» DESCRIPTION OF THE TASK:
Go through the material and write it all out exactly, minus the pictures.

» INFORMATION SUPPLIED:
|---|

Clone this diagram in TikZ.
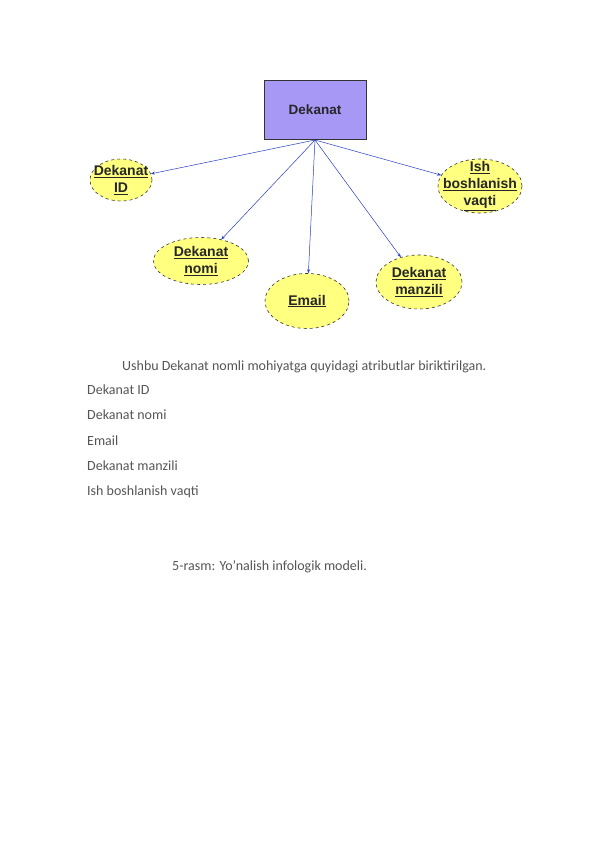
\documentclass[tikz,border=0pt]{standalone}
\usepackage{fontspec}
\setmainfont{Carlito}
\newfontfamily\arialf{Liberation Sans}
\usetikzlibrary{shapes.geometric,arrows.meta}
\definecolor{boxfill}{RGB}{168,152,245}
\definecolor{ellfill}{RGB}{255,255,128}
\definecolor{linkblue}{RGB}{40,60,200}
\definecolor{bodytext}{RGB}{85,85,85}
\tikzset{
  entity/.style={draw=black!80, fill=boxfill, line width=0.6pt, minimum width=102pt, minimum height=59pt, inner sep=0pt, font=\arialf\bfseries\fontsize{13.5}{16}\selectfont, text=black!85},
  attr/.style={ellipse, draw=black!80, fill=ellfill, dashed, line width=0.6pt, inner sep=0pt},
  attrtext/.style={inner sep=0pt, align=center, font=\arialf\bfseries\fontsize{14}{17}\selectfont, text=black!85},
  link/.style={draw=linkblue, line width=0.5pt, -{Stealth[length=4pt,width=3pt]}},
  body/.style={anchor=west, inner sep=0pt, font=\fontsize{14}{16}\selectfont, text=bodytext}
}
\newcommand{\ul}[1]{\underline{#1}}
\begin{document}
\begin{tikzpicture}[x=1pt,y=-1pt]
\useasboundingbox (0,0) rectangle (595,842);
\node[entity] (dek) at (315,109.5) {Dekanat};
\coordinate (src) at (315,140);
\node[attr, minimum width=62pt, minimum height=42pt] (id) at (121,180) {};
\node[attrtext] (idt) at (id.center) {\ul{Dekanat}\\\ul{ID}};
\node[attr, minimum width=84pt, minimum height=54pt] (ish) at (480,186) {};
\node[attrtext] (isht) at (ish.center) {\ul{Ish}\\\ul{boshlanish}\\\ul{vaqti}};
\node[attr, minimum width=95pt, minimum height=47pt] (nomi) at (201,261) {};
\node[attrtext] (nomit) at (nomi.center) {\ul{Dekanat}\\\ul{nomi}};
\node[attr, minimum width=84pt, minimum height=55pt] (email) at (307,301) {};
\node[attrtext] (emailt) at (email.center) {\ul{Email}};
\node[attr, minimum width=86pt, minimum height=54pt] (manz) at (419,282) {};
\node[attrtext] (manzt) at (manz.center) {\ul{Dekanat}\\\ul{manzili}};
\draw[link] (src) -- (id);
\draw[link] (src) -- (ish);
\draw[link] (src) -- (nomi);
\draw[link] (src) -- (email);
\draw[link] (src) -- (manz);
\node[body] (t0) at (122,367) {Ushbu Dekanat nomli mohiyatga quyidagi atributlar biriktirilgan.};
\node[body] (t1) at (87,390) {Dekanat ID};
\node[body] (t2) at (87,415) {Dekanat nomi};
\node[body] (t3) at (87,441) {Email};
\node[body] (t4) at (87,466) {Dekanat manzili};
\node[body] (t5) at (87,492) {Ish boshlanish vaqti};
\node[body] (cap) at (172,567) {5-rasm: Yo’nalish infologik modeli.};
\end{tikzpicture}
\end{document}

|---|

» TASK OUTPUT:
Clone this diagram in TikZ.
\documentclass[tikz,border=0pt]{standalone}
\usepackage{fontspec}
\setmainfont{Carlito}
\newfontfamily\arialf{Liberation Sans}
\usetikzlibrary{shapes.geometric,arrows.meta}
\definecolor{boxfill}{RGB}{168,152,245}
\definecolor{ellfill}{RGB}{255,255,128}
\definecolor{linkblue}{RGB}{40,60,200}
\definecolor{bodytext}{RGB}{85,85,85}
\tikzset{
  entity/.style={draw=black!80, fill=boxfill, line width=0.6pt, minimum width=102pt, minimum height=59pt, inner sep=0pt, font=\arialf\bfseries\fontsize{13.5}{16}\selectfont, text=black!85},
  attr/.style={ellipse, draw=black!80, fill=ellfill, dashed, line width=0.6pt, inner sep=0pt},
  attrtext/.style={inner sep=0pt, align=center, font=\arialf\bfseries\fontsize{14}{17}\selectfont, text=black!85},
  link/.style={draw=linkblue, line width=0.5pt, -{Stealth[length=4pt,width=3pt]}},
  body/.style={anchor=west, inner sep=0pt, font=\fontsize{14}{16}\selectfont, text=bodytext}
}
\newcommand{\ul}[1]{\underline{#1}}
\begin{document}
\begin{tikzpicture}[x=1pt,y=-1pt]
\useasboundingbox (0,0) rectangle (595,842);
\node[entity] (dek) at (315,109.5) {Dekanat};
\coordinate (src) at (315,140);
\node[attr, minimum width=62pt, minimum height=42pt] (id) at (121,180) {};
\node[attrtext] (idt) at (id.center) {\ul{Dekanat}\\\ul{ID}};
\node[attr, minimum width=84pt, minimum height=54pt] (ish) at (480,186) {};
\node[attrtext] (isht) at (ish.center) {\ul{Ish}\\\ul{boshlanish}\\\ul{vaqti}};
\node[attr, minimum width=95pt, minimum height=47pt] (nomi) at (201,261) {};
\node[attrtext] (nomit) at (nomi.center) {\ul{Dekanat}\\\ul{nomi}};
\node[attr, minimum width=84pt, minimum height=55pt] (email) at (307,301) {};
\node[attrtext] (emailt) at (email.center) {\ul{Email}};
\node[attr, minimum width=86pt, minimum height=54pt] (manz) at (419,282) {};
\node[attrtext] (manzt) at (manz.center) {\ul{Dekanat}\\\ul{manzili}};
\draw[link] (src) -- (id);
\draw[link] (src) -- (ish);
\draw[link] (src) -- (nomi);
\draw[link] (src) -- (email);
\draw[link] (src) -- (manz);
\node[body] (t0) at (122,367) {Ushbu Dekanat nomli mohiyatga quyidagi atributlar biriktirilgan.};
\node[body] (t1) at (87,390) {Dekanat ID};
\node[body] (t2) at (87,415) {Dekanat nomi};
\node[body] (t3) at (87,441) {Email};
\node[body] (t4) at (87,466) {Dekanat manzili};
\node[body] (t5) at (87,492) {Ish boshlanish vaqti};
\node[body] (cap) at (172,567) {5-rasm: Yo’nalish infologik modeli.};
\end{tikzpicture}
\end{document}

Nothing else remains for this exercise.